** Short task **
Quote only the part that opens with the line containing "Clone this chart in matplotlib." and closes with the line containing "stringer = [1.0, 1.0]". Keep both of those lines.

** Exercise materials **
** Start **

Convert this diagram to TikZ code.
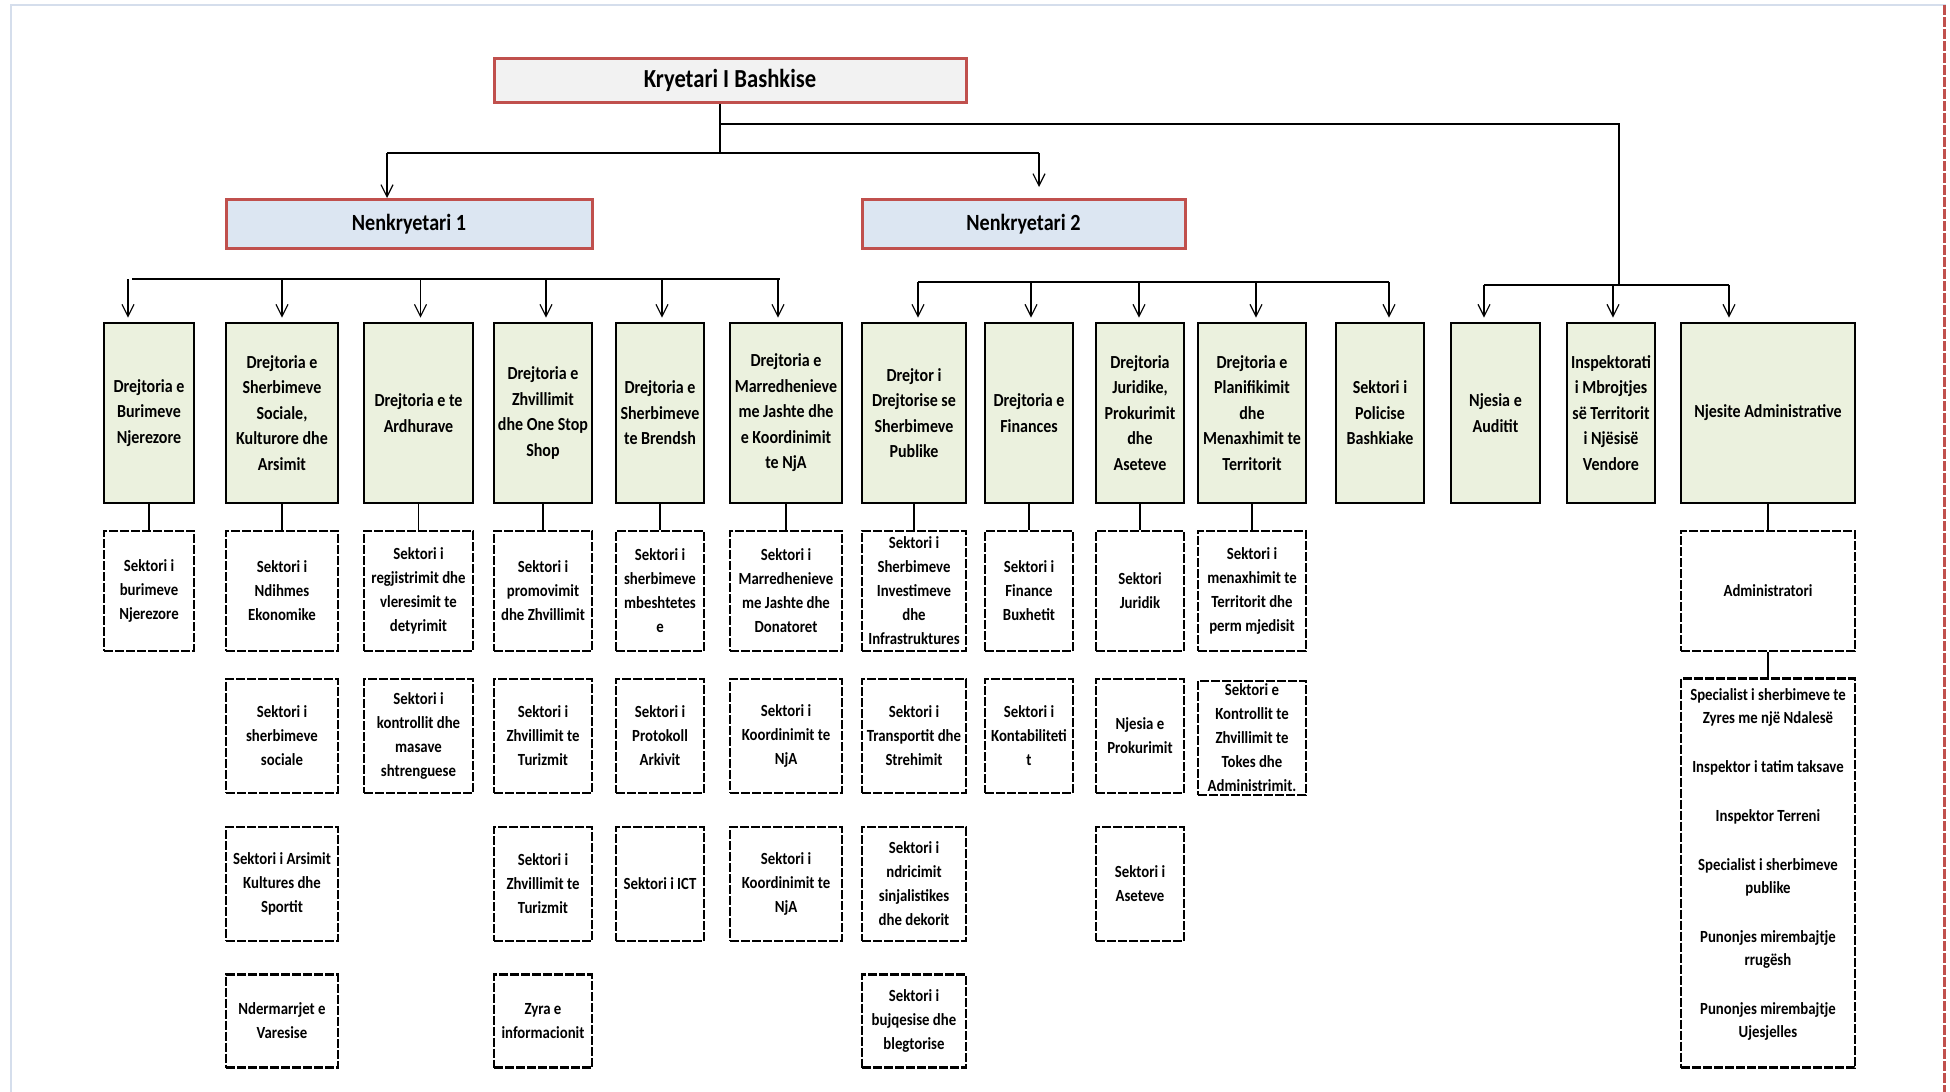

** End **
** Start **

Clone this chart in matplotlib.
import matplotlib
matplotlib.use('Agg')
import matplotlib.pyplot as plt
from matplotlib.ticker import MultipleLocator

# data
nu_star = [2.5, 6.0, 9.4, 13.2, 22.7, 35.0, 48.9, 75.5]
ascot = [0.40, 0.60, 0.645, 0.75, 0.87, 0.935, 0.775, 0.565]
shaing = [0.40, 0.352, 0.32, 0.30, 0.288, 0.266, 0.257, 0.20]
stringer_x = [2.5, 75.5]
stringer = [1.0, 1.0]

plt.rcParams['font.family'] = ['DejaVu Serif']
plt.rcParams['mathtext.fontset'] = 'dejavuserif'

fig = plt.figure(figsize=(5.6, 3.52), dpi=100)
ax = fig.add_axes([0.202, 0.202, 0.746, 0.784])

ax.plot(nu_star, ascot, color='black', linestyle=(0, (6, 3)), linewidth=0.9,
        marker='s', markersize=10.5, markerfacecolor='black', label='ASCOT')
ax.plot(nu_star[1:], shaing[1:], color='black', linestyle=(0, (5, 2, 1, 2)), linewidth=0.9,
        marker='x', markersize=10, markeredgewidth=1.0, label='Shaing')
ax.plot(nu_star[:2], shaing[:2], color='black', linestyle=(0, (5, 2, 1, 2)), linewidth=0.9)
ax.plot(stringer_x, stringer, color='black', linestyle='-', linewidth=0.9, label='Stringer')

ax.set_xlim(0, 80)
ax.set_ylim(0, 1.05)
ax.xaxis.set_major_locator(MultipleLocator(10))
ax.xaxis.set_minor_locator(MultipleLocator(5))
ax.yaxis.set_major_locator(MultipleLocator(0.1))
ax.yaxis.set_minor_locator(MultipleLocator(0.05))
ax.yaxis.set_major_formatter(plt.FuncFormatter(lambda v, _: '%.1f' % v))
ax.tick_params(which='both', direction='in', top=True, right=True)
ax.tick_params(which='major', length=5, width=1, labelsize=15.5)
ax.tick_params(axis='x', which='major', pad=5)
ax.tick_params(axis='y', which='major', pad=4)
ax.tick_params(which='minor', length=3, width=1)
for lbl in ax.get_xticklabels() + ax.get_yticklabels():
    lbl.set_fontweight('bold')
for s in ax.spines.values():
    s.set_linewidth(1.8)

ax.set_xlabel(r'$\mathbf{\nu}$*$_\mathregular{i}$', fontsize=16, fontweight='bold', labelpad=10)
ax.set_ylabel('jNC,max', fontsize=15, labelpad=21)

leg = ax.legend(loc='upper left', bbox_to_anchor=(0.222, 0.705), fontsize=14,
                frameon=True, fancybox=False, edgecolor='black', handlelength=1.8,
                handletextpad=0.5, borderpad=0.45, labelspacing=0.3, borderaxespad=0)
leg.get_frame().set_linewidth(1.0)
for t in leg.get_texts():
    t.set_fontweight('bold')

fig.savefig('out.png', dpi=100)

** End **
** Start **

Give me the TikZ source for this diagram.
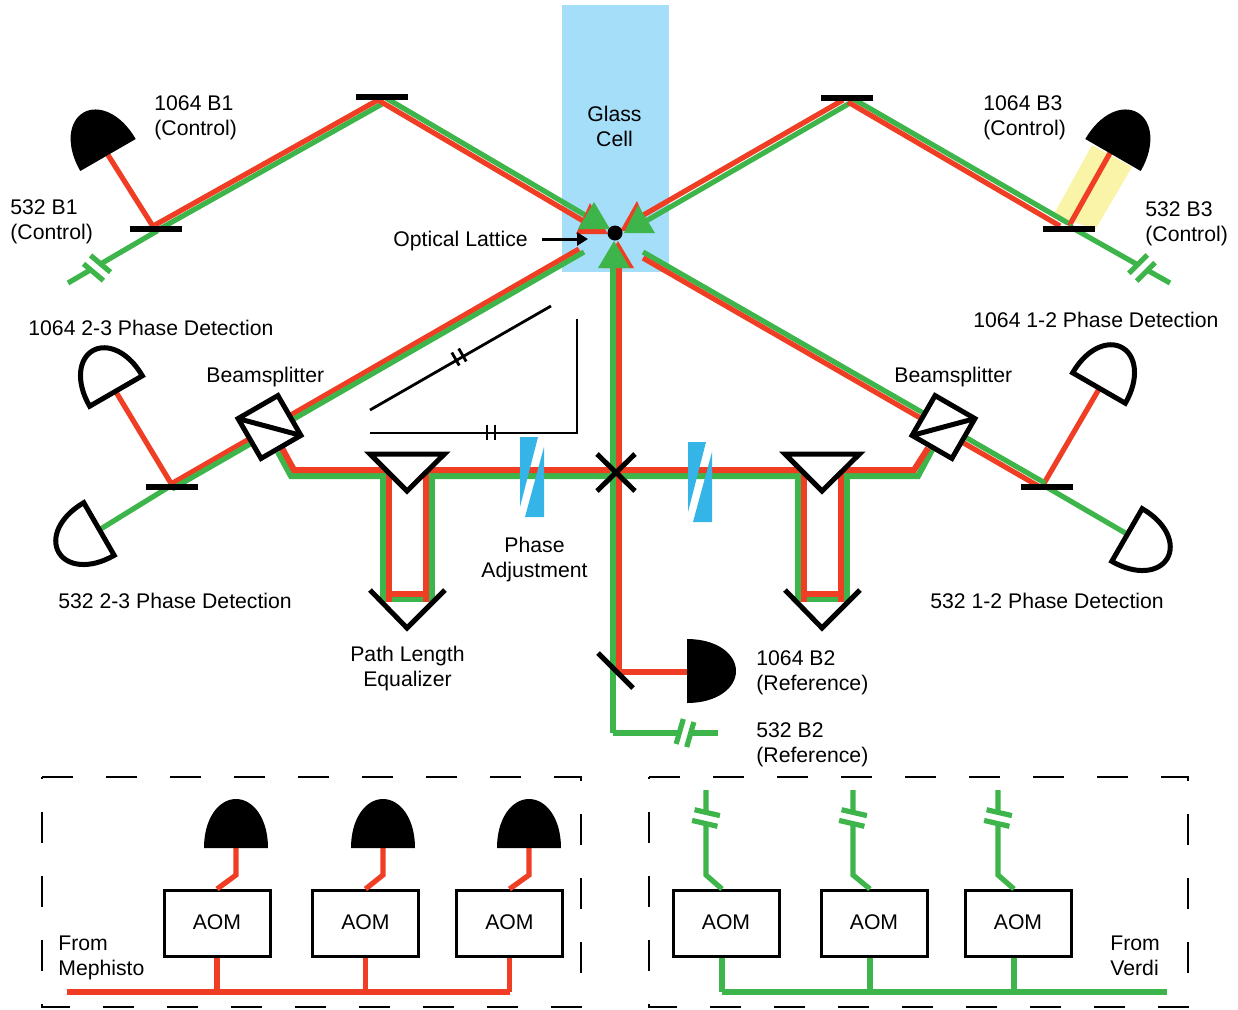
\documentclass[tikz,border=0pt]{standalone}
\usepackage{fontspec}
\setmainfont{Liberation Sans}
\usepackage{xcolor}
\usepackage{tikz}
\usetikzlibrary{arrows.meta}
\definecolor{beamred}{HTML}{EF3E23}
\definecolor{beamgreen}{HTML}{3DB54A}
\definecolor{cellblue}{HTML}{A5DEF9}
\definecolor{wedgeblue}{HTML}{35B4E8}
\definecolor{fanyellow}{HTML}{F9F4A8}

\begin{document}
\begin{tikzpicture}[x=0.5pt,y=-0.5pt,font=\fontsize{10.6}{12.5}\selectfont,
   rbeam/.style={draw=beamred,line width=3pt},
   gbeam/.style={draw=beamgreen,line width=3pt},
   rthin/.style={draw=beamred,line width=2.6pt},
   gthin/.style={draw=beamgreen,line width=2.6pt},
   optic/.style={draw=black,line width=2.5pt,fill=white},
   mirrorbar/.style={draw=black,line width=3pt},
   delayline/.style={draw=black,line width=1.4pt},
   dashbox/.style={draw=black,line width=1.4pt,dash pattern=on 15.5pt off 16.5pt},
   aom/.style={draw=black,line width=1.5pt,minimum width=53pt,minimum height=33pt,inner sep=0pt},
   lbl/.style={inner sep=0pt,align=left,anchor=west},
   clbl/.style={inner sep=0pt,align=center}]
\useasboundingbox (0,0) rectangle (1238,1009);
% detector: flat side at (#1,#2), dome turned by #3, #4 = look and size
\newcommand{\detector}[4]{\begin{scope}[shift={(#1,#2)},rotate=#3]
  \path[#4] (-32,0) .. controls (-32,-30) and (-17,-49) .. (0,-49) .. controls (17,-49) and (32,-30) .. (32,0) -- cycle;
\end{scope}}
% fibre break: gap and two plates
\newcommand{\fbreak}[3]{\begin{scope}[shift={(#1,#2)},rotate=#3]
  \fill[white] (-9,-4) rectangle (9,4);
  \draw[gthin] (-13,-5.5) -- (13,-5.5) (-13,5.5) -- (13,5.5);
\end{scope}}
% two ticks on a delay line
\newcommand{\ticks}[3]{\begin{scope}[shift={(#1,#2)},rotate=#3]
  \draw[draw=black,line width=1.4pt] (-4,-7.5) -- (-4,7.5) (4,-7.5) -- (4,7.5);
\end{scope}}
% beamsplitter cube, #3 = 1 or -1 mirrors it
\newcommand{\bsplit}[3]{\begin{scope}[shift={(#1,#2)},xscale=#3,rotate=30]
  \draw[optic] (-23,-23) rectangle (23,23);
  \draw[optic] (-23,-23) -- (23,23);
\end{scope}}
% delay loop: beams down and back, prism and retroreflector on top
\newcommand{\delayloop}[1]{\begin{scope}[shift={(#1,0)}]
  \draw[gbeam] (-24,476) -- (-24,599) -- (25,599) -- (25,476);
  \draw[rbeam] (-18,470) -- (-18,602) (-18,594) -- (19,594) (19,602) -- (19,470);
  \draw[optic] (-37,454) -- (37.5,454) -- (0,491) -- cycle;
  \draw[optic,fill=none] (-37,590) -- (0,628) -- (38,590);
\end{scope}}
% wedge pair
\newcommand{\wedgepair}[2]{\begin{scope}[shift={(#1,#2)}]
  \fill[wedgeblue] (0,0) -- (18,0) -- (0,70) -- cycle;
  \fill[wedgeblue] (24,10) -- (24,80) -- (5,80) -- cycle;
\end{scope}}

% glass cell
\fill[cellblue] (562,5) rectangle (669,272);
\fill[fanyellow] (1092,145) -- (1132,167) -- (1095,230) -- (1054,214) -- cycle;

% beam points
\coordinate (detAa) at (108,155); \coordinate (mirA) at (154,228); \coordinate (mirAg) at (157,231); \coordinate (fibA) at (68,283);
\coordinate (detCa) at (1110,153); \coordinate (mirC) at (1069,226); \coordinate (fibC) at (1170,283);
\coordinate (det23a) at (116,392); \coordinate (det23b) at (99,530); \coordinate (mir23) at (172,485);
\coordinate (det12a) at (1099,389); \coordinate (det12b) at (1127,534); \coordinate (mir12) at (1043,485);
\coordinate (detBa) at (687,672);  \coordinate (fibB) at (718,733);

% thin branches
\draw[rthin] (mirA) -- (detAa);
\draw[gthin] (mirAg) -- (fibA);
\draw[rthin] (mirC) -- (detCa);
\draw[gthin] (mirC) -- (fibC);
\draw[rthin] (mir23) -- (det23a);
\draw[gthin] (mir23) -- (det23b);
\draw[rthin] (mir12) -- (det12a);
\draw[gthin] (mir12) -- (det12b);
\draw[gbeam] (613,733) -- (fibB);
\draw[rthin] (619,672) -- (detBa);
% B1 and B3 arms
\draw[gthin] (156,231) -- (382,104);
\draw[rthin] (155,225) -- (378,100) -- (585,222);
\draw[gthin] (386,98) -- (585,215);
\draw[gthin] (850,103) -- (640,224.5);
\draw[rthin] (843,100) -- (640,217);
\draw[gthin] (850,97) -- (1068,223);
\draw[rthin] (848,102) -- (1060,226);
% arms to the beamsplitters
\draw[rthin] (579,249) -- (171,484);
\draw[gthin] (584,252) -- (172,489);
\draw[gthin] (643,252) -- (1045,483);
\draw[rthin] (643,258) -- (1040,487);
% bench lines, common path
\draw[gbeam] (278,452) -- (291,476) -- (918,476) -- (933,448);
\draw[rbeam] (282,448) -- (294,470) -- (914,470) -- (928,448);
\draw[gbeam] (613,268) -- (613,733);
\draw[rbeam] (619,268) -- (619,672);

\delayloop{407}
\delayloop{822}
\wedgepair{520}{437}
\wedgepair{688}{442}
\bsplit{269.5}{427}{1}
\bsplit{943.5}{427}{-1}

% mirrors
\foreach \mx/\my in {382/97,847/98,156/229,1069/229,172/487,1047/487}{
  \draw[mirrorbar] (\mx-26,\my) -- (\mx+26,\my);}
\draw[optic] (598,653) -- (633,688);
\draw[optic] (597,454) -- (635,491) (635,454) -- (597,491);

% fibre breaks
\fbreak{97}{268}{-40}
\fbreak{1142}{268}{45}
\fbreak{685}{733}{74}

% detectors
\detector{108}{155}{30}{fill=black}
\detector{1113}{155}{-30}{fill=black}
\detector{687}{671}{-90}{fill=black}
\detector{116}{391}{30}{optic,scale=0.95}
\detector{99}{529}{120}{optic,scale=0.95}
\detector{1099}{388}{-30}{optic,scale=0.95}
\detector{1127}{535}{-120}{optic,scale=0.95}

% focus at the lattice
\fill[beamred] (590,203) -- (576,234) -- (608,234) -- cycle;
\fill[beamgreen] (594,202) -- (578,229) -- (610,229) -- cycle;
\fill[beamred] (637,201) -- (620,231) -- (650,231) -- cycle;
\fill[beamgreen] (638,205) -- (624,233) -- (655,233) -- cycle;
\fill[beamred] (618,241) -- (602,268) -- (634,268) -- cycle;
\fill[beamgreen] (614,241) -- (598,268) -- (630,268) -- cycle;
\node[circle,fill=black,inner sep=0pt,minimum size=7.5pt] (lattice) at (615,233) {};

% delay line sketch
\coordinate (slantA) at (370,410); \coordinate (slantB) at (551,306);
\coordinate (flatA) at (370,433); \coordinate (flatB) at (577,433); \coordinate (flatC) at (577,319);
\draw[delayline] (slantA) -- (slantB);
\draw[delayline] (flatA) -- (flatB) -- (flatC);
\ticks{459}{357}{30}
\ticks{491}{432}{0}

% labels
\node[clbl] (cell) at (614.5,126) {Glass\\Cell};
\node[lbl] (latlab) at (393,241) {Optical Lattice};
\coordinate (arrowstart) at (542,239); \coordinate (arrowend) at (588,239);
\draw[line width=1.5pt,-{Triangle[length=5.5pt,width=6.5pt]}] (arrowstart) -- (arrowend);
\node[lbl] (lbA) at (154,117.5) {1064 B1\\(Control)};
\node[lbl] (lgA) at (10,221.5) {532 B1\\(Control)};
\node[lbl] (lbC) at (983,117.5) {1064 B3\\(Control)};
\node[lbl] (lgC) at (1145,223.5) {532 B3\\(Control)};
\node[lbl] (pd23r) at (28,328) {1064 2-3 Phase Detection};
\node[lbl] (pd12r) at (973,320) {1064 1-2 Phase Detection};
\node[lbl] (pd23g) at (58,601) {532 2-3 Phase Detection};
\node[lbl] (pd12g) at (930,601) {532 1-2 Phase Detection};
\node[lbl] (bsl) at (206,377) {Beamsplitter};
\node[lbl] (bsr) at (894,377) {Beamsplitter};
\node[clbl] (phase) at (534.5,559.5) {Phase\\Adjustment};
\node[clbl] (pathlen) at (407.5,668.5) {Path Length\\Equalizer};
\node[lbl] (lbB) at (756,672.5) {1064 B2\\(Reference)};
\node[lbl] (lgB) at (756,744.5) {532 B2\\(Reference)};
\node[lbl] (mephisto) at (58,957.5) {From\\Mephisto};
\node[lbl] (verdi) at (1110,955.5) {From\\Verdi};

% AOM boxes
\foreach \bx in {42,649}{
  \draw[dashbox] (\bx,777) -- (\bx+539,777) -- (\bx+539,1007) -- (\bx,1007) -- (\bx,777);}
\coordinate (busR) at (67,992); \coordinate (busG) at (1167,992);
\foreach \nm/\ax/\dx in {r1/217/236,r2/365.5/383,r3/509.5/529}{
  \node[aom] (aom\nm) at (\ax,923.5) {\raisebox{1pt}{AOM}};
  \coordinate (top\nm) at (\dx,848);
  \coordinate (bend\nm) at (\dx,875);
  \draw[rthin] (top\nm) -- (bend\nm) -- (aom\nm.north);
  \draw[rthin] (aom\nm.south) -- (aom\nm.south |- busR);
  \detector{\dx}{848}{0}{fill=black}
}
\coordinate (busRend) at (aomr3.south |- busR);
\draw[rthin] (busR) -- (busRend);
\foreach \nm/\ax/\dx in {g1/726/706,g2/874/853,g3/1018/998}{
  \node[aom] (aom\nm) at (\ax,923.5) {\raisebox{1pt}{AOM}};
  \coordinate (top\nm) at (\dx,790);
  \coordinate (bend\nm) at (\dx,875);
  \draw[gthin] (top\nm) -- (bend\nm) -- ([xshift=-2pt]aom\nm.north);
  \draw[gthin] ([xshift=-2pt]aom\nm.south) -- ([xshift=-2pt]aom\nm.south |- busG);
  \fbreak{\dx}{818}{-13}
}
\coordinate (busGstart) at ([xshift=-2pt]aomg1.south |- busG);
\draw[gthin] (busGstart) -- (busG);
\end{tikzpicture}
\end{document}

** End **

** Full solution **
Clone this chart in matplotlib.
import matplotlib
matplotlib.use('Agg')
import matplotlib.pyplot as plt
from matplotlib.ticker import MultipleLocator

# data
nu_star = [2.5, 6.0, 9.4, 13.2, 22.7, 35.0, 48.9, 75.5]
ascot = [0.40, 0.60, 0.645, 0.75, 0.87, 0.935, 0.775, 0.565]
shaing = [0.40, 0.352, 0.32, 0.30, 0.288, 0.266, 0.257, 0.20]
stringer_x = [2.5, 75.5]
stringer = [1.0, 1.0]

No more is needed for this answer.